Müdür “İşte geldi” deyince, arkam dönük olarak oturduğum kapıya baktım. Görevlinin elinden tutmuş, ürkek ama bir yandan da muzip bakışlı, açık kahverengi saçlı, beyaz tenli, kocaman siyah gözlü, yüzünde müthiş bir gülümseme ile ışıl ışıl parlayan bir çocuk durmuş bana bakıyordu! Çok duygusal birisi değilim ya da ben öyle sanıyordum ama oğlumu görünce gözyaşlarıma hakim olamadım. Sıkı sıkı sarılmak, öpmek, koklamak geldi içimden ama onun için bir yabancı olduğumu hatırladım ve sakince yanına gidip eğilerek “Merhaba ben Serkan, senin adın nedir bakalım yakışıklı” dedim. İlk tanışmamız böylece gerçekleşmiş oldu.

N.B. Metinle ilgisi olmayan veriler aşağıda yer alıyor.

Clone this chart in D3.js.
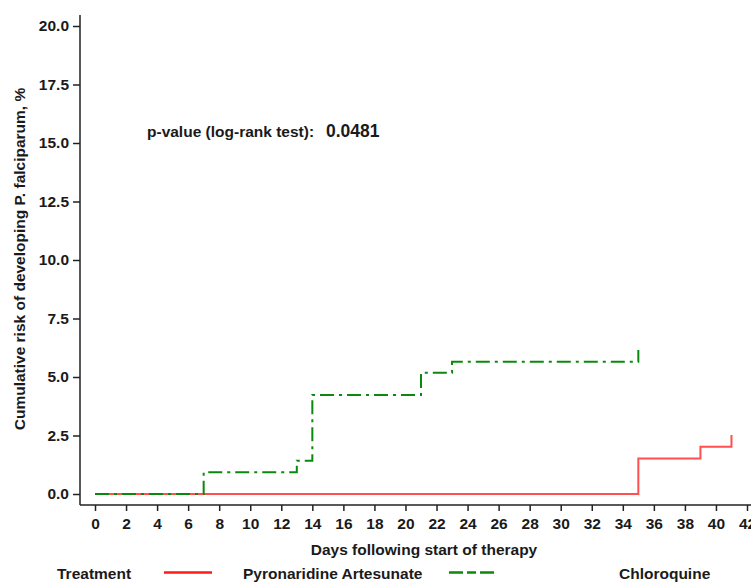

Sonrasında bizi oyun salonuna götürdüler. Yanımda bir kitap ( İyi Yürekli Dev Memo) ve 1-2 tane de oyuncak götürmüştüm.  Yuvada oyuncakları olduğunu biliyordum ama ona özel oyuncakları olsun istemiştim. Müdür odasındaki resmi tanışma, 5 dakika içinde oğlumun sırtıma çıkması, kucağımdan inmemesi, kahkahalar, bağrışmalar eşliğinde gayet baba-oğul ilişkisine dönmüştü bile! Bir hafta boyunca her gün yuvaya gidip, 2-3 saat oğlumla vakit geçirdim. Bana göre bağlanma bir günde tamamlanmıştı ama müdürün onayı gerekiyordu elbette. 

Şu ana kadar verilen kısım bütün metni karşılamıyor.